Miras a lo lejos, y
lo ves sentado. Será uno más, sucio y con barbas de tres trimestres. Llevará
una chaqueta de cuadritos pequeña y debajo una camiseta probablemente de manga
corta de un color indescriptible. Apuesto a que los pantalones mostrarán el lado
más indigente de su persona, con innumerables manchas de todo. Los calcetines
hace tiempo que los dejó de usar, pues la piel mejor llevarla aireada que no
tapada. Pero me voy acercando y voy
encontrando algo inusual pero a la vez
cotidiano, sí, parece un señor como tú que has pasado y lo miraste de
reojo con la misma sorpresa a la que yo me iba a enfrentar. Un señor como si empotrado por una recién caída se
tratara, y que no pudiese levantarse. Un casi apuesto señor afeitado, de
mediana edad, con edulcorantes zapatos de cordón fino, vaqueros impolutos como
si la humedad del vapor de la plancha aún pudiésemos apreciarla, camisa de
manga corta a cuadros finos, elegante y jovial, algo apretada por el lustro del
principal, pero casi, diría yo,
impecable.
Eso sí, su carnet
de identidad emotivo, de expresión, en definitiva, la descripción de su cara,
definía la realidad actual, presente, pasada y probablemente futura, enfrentada
al ilusionismo de un viandante que quiso
correr más que aquel señor. Su cara lo describía casi a la perfección como un
hombre de dolor inesperado pero intenso, de frustración cavada en su sino y
aumentada con una vergüenza del qué dirán. La desgarradora mirada clavada en el
perfil de terrazo frío donde aposentaba
su impecable armazón, era dura, durísima. Ese momento se paró en el tiempo,
algo inesperado, un querer y no puedo, mis pasos harán que me aleje poco a
poco, no quiero perderme en la distancia, quiero sentarme con él, levantarle
esa cara, que me charle de los tantos por qués
que tendrá en su testa, el culpable de
ese cartel. Querría que en lugar de suelo fuese banco, con patas, para hablar y
reírnos como si de dos amigos del alma se tratase, pero no puedo parar. No soy
capaz de hacerlo, me alejo. Mi mayor vergüenza hace que tampoco me de la vuelta
para, al menos, echarle unas monedillas. Ese cartel, ese trozo de cartón como
otro cualquiera, llevaba una leyenda escrita. Llevaba una vida desgarrada y
rota, una familia en el ocaso y a la vez al filo del precipicio. Y no era un vagabundo
más, era un como tú o como yo. Una persona que podría pasar desapercibida, pero
ahí no, en esa losa no.
Seguí y mi momento de vida se grabó para siempre.

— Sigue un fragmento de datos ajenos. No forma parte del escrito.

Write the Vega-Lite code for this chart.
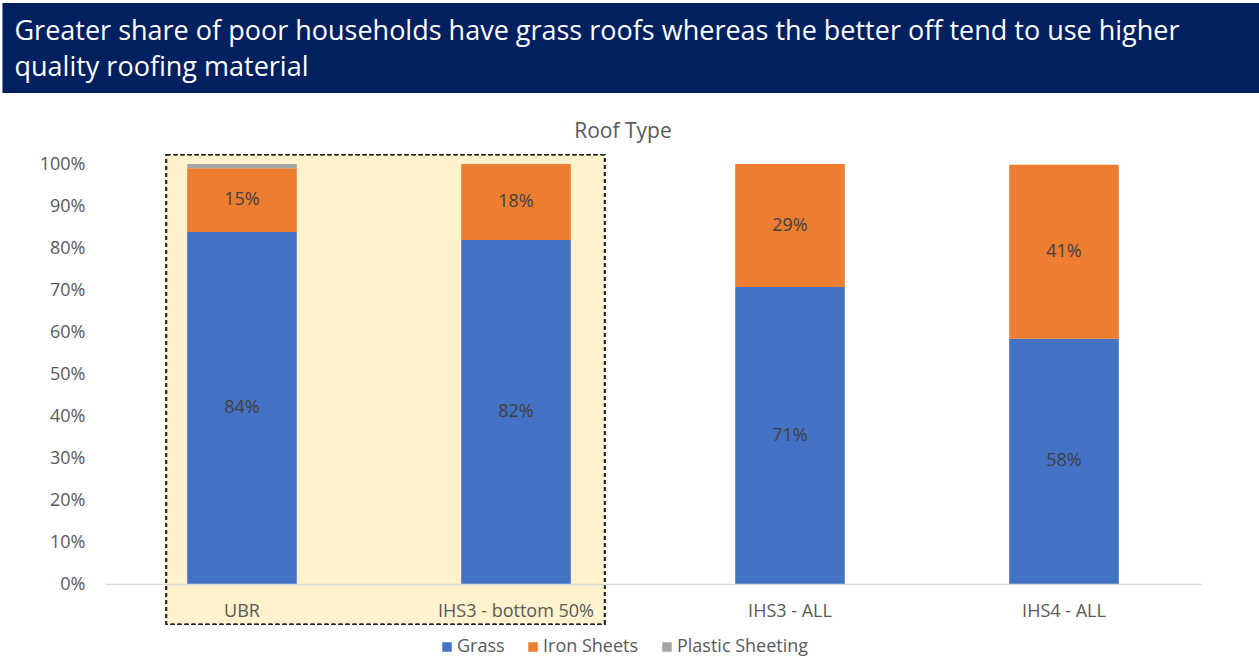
{
  "$schema": "https://vega.github.io/schema/vega-lite/v6.json",
  "background": "white",
  "padding": {"left": 2, "top": 3, "right": 0, "bottom": 0},
  "config": {"font": "Open Sans", "view": {"stroke": null}},
  "spacing": 28,
  "vconcat": [
    {
      "width": 1154.5,
      "height": 90,
      "layer": [
        {
          "data": {"values": [{}]},
          "mark": {"type": "rect", "color": "#002060"},
          "encoding": {
            "x": {"datum": -0.0888, "type": "quantitative", "scale": {"domain": [0, 1], "nice": false, "zero": false}, "axis": null},
            "x2": {"datum": 1},
            "y": {"datum": -0.0278, "type": "quantitative", "scale": {"domain": [-0.0278, 2.4722], "reverse": true, "nice": false, "zero": false}, "axis": null},
            "y2": {"datum": 2.4722}
          }
        },
        {
          "data": {
            "values": [
              {"line": 1, "text": "Greater share of poor households have grass roofs whereas the better off tend to use higher"},
              {"line": 2, "text": "quality roofing material"}
            ]
          },
          "mark": {"type": "text", "align": "left", "baseline": "alphabetic", "fontSize": 27, "color": "white", "font": "Open Sans"},
          "encoding": {
            "x": {"datum": -0.0784, "type": "quantitative"},
            "y": {"field": "line", "type": "quantitative"},
            "text": {"field": "text"}
          }
        }
      ]
    },
    {
      "width": 1096,
      "height": 420,
      "title": {
        "text": "Roof Type",
        "frame": "group",
        "anchor": "middle",
        "dx": -30,
        "offset": 12,
        "fontSize": 21,
        "fontWeight": "normal",
        "color": "#595959"
      },
      "data": {
        "values": [
          {"survey": "UBR", "roof": "Grass", "share": 0.838},
          {"survey": "UBR", "roof": "Iron Sheets", "share": 0.152},
          {"survey": "UBR", "roof": "Plastic Sheeting", "share": 0.010},
          {"survey": "IHS3 - bottom 50%", "roof": "Grass", "share": 0.819},
          {"survey": "IHS3 - bottom 50%", "roof": "Iron Sheets", "share": 0.181},
          {"survey": "IHS3 - ALL", "roof": "Grass", "share": 0.707},
          {"survey": "IHS3 - ALL", "roof": "Iron Sheets", "share": 0.293},
          {"survey": "IHS4 - ALL", "roof": "Grass", "share": 0.584},
          {"survey": "IHS4 - ALL", "roof": "Iron Sheets", "share": 0.414}
        ]
      },
      "layer": [
        {
          "mark": {"type": "rect", "fill": "#FFF2CC", "stroke": "#262626", "strokeDash": [4, 3], "strokeWidth": 1.5},
          "encoding": {
            "x": {"datum": 0.2245, "type": "quantitative", "scale": {"domain": [0, 4], "nice": false, "zero": false}, "axis": null},
            "x2": {"datum": 1.823},
            "y": {"datum": 1.0214, "type": "quantitative"},
            "y2": {"datum": -0.0952}
          }
        },
        {
          "layer": [
            {
              "mark": {"type": "bar"},
              "encoding": {
                "x": {
                  "field": "survey", "type": "nominal",
                  "sort": ["UBR", "IHS3 - bottom 50%", "IHS3 - ALL", "IHS4 - ALL"],
                  "scale": {"paddingInner": 0.6, "paddingOuter": 0.3},
                  "axis": {"title": null, "labelAngle": 0, "labelFontSize": 18, "labelColor": "#595959", "ticks": false, "labelPadding": 18, "domainColor": "#D9D9D9", "domainWidth": 1.5, "grid": false, "zindex": 1}
                },
                "y": {
                  "field": "share", "type": "quantitative", "stack": "zero",
                  "scale": {"domain": [0, 1], "nice": false},
                  "axis": {"title": null, "values": [0, 0.1, 0.2, 0.3, 0.4, 0.5, 0.6, 0.7, 0.8, 0.9, 1.0], "format": ".0%", "labelFontSize": 18, "labelColor": "#595959", "ticks": false, "domain": false, "grid": false, "labelPadding": 20, "minExtent": 102.5, "maxExtent": 102.5, "zindex": 1}
                },
                "color": {
                  "field": "roof", "type": "nominal",
                  "scale": {"domain": ["Grass", "Iron Sheets", "Plastic Sheeting"], "range": ["#4472C4", "#ED7D31", "#A5A5A5"]},
                  "legend": {"orient": "none", "legendX": 333, "legendY": 635, "direction": "horizontal", "title": null, "symbolType": "square", "symbolSize": 90, "symbolStrokeWidth": 0, "labelFontSize": 18, "labelColor": "#595959", "columnPadding": 19, "labelOffset": 1}
                },
                "order": {"field": "roof", "type": "nominal", "sort": "ascending"}
              }
            },
            {
              "transform": [{"filter": "datum.roof != 'Plastic Sheeting'"}],
              "mark": {"type": "text", "fontSize": 18, "color": "#404040"},
              "encoding": {
                "x": {"field": "survey", "type": "nominal", "sort": ["UBR", "IHS3 - bottom 50%", "IHS3 - ALL", "IHS4 - ALL"]},
                "y": {"field": "share", "type": "quantitative", "stack": "zero", "bandPosition": 0.5},
                "detail": {"field": "roof"},
                "order": {"field": "roof", "type": "nominal", "sort": "ascending"},
                "text": {"field": "share", "type": "quantitative", "format": ".0%"}
              }
            }
          ]
        }
      ],
      "resolve": {"scale": {"x": "independent"}, "axis": {"x": "independent"}}
    }
  ]
}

La gente pasaba descuidada al lado suya, algunas y algunos sin tan siquiera
mirarlo, otros como si de una papelera se tratase mostraban indiferencia. Yo,
había sido muchos de éstos, pero desde aquel momento no. Ahora paso delante de
un señor o señora, y lo/la miro, leo si tengo que leer, y si puedo en ese
momento echar, echo. Ese cartel cambió mi normal paseo por Ronda de los Tejares. Ese cartel
no pedía dinero, decía “NO PIDO
DINERO, SÓLO UN TRABAJO CON QUE ALIMENTAR A MI FAMILIA”.